- [Given data]:
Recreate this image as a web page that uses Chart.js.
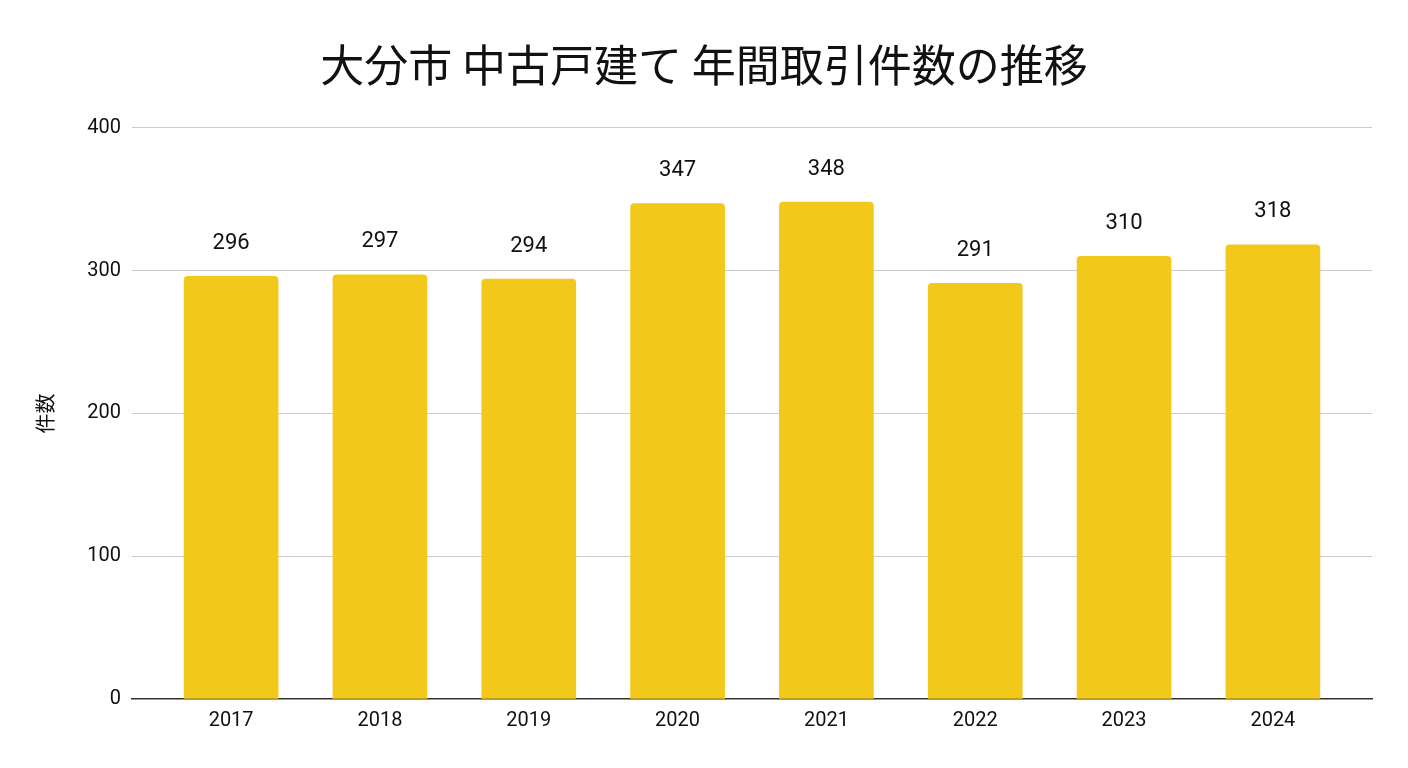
<!DOCTYPE html>
<html>
<head>
<meta charset="utf-8">
<script src="https://cdn.jsdelivr.net/npm/chart.js@4"></script>
<style>
html,body{margin:0;padding:0;background:#fff;}
#wrap{width:1408px;height:768px;}
</style>
</head>
<body>
<div id="wrap"><canvas id="c" width="1408" height="768"></canvas></div>
<script>
const titleText = '大分市 中古戸建て 年間取引件数の推移';
const yAxisTitle = '件数';
const years = [2017, 2018, 2019, 2020, 2021, 2022, 2023, 2024];
const counts = [296, 297, 294, 347, 348, 291, 310, 318];
const yTicks = [0, 100, 200, 300, 400];

const barColor = '#F2C81A';
const fontLatin = 'Roboto, "Noto Sans CJK JP", sans-serif';
const fontCJK = '"Noto Sans CJK JP", "Noto Sans", sans-serif';

const valueLabels = {
  id: 'valueLabels',
  afterDatasetsDraw(chart) {
    const ctx = chart.ctx;
    const meta = chart.getDatasetMeta(0);
    ctx.save();
    ctx.font = '22px ' + fontLatin;
    ctx.fillStyle = '#111';
    ctx.textAlign = 'center';
    ctx.textBaseline = 'middle';
    meta.data.forEach((bar, i) => {
      ctx.fillText(String(counts[i]), bar.x, bar.y - 33);
    });
    ctx.restore();
  }
};

new Chart(document.getElementById('c'), {
  type: 'bar',
  data: {
    datasets: [{
      data: years.map((y, i) => ({x: y, y: counts[i]})),
      backgroundColor: barColor,
      borderRadius: 4,
      borderSkipped: 'start',
      barThickness: 94,
      yAxisID: 'y'
    }]
  },
  options: {
    responsive: false,
    animation: false,
    devicePixelRatio: 1,
    layout: {padding: 0},
    plugins: {
      legend: {display: false},
      tooltip: {enabled: false},
      title: {
        display: true,
        text: titleText,
        color: '#111',
        font: {family: fontCJK, size: 44, weight: 'normal', lineHeight: 1.2},
        padding: {top: 39, bottom: 36}
      }
    },
    scales: {
      x: {
        type: 'linear',
        offset: false,
        min: 2016.334,
        max: 2024.666,
        afterBuildTicks: s => { s.ticks = years.map(v => ({value: v})); },
        afterFit: s => { s.height = 69; },
        ticks: {
          color: '#111',
          font: {family: fontLatin, size: 20},
          padding: 10,
          callback: v => String(v),
          maxRotation: 0,
          autoSkip: false
        },
        grid: {display: false, drawTicks: false},
        border: {display: true, color: '#333', width: 1.5}
      },
      y: {
        min: 0,
        max: 400,
        afterBuildTicks: s => { s.ticks = yTicks.map(v => ({value: v})); },
        afterFit: s => { s.width = 132; },
        ticks: {
          color: '#111',
          font: {family: fontLatin, size: 20},
          padding: 11
        },
        grid: {
          drawTicks: false,
          color: c => (c.tick && c.tick.value === 0) ? 'rgba(0,0,0,0)' : '#CCCCCC',
          lineWidth: 1
        },
        border: {display: false},
        title: {
          display: true,
          text: yAxisTitle,
          color: '#111',
          font: {family: fontCJK, size: 20, lineHeight: 1.2},
          padding: {top: 33, bottom: 0}
        }
      },
      yRight: {
        position: 'right',
        display: true,
        min: 0,
        max: 400,
        afterFit: s => { s.width = 36; },
        ticks: {display: false},
        grid: {display: false, drawTicks: false},
        border: {display: false}
      }
    }
  },
  plugins: [valueLabels]
});
</script>
</body>
</html>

- [Stated problem]:
Omit the pictures, then output the rest of the listing exactly.

- [Complete output]:
Recreate this image as a web page that uses Chart.js.
<!DOCTYPE html>
<html>
<head>
<meta charset="utf-8">
<script src="https://cdn.jsdelivr.net/npm/chart.js@4"></script>
<style>
html,body{margin:0;padding:0;background:#fff;}
#wrap{width:1408px;height:768px;}
</style>
</head>
<body>
<div id="wrap"><canvas id="c" width="1408" height="768"></canvas></div>
<script>
const titleText = '大分市 中古戸建て 年間取引件数の推移';
const yAxisTitle = '件数';
const years = [2017, 2018, 2019, 2020, 2021, 2022, 2023, 2024];
const counts = [296, 297, 294, 347, 348, 291, 310, 318];
const yTicks = [0, 100, 200, 300, 400];

const barColor = '#F2C81A';
const fontLatin = 'Roboto, "Noto Sans CJK JP", sans-serif';
const fontCJK = '"Noto Sans CJK JP", "Noto Sans", sans-serif';

const valueLabels = {
  id: 'valueLabels',
  afterDatasetsDraw(chart) {
    const ctx = chart.ctx;
    const meta = chart.getDatasetMeta(0);
    ctx.save();
    ctx.font = '22px ' + fontLatin;
    ctx.fillStyle = '#111';
    ctx.textAlign = 'center';
    ctx.textBaseline = 'middle';
    meta.data.forEach((bar, i) => {
      ctx.fillText(String(counts[i]), bar.x, bar.y - 33);
    });
    ctx.restore();
  }
};

new Chart(document.getElementById('c'), {
  type: 'bar',
  data: {
    datasets: [{
      data: years.map((y, i) => ({x: y, y: counts[i]})),
      backgroundColor: barColor,
      borderRadius: 4,
      borderSkipped: 'start',
      barThickness: 94,
      yAxisID: 'y'
    }]
  },
  options: {
    responsive: false,
    animation: false,
    devicePixelRatio: 1,
    layout: {padding: 0},
    plugins: {
      legend: {display: false},
      tooltip: {enabled: false},
      title: {
        display: true,
        text: titleText,
        color: '#111',
        font: {family: fontCJK, size: 44, weight: 'normal', lineHeight: 1.2},
        padding: {top: 39, bottom: 36}
      }
    },
    scales: {
      x: {
        type: 'linear',
        offset: false,
        min: 2016.334,
        max: 2024.666,
        afterBuildTicks: s => { s.ticks = years.map(v => ({value: v})); },
        afterFit: s => { s.height = 69; },
        ticks: {
          color: '#111',
          font: {family: fontLatin, size: 20},
          padding: 10,
          callback: v => String(v),
          maxRotation: 0,
          autoSkip: false
        },
        grid: {display: false, drawTicks: false},
        border: {display: true, color: '#333', width: 1.5}
      },
      y: {
        min: 0,
        max: 400,
        afterBuildTicks: s => { s.ticks = yTicks.map(v => ({value: v})); },
        afterFit: s => { s.width = 132; },
        ticks: {
          color: '#111',
          font: {family: fontLatin, size: 20},
          padding: 11
        },
        grid: {
          drawTicks: false,
          color: c => (c.tick && c.tick.value === 0) ? 'rgba(0,0,0,0)' : '#CCCCCC',
          lineWidth: 1
        },
        border: {display: false},
        title: {
          display: true,
          text: yAxisTitle,
          color: '#111',
          font: {family: fontCJK, size: 20, lineHeight: 1.2},
          padding: {top: 33, bottom: 0}
        }
      },
      yRight: {
        position: 'right',
        display: true,
        min: 0,
        max: 400,
        afterFit: s => { s.width = 36; },
        ticks: {display: false},
        grid: {display: false, drawTicks: false},
        border: {display: false}
      }
    }
  },
  plugins: [valueLabels]
});
</script>
</body>
</html>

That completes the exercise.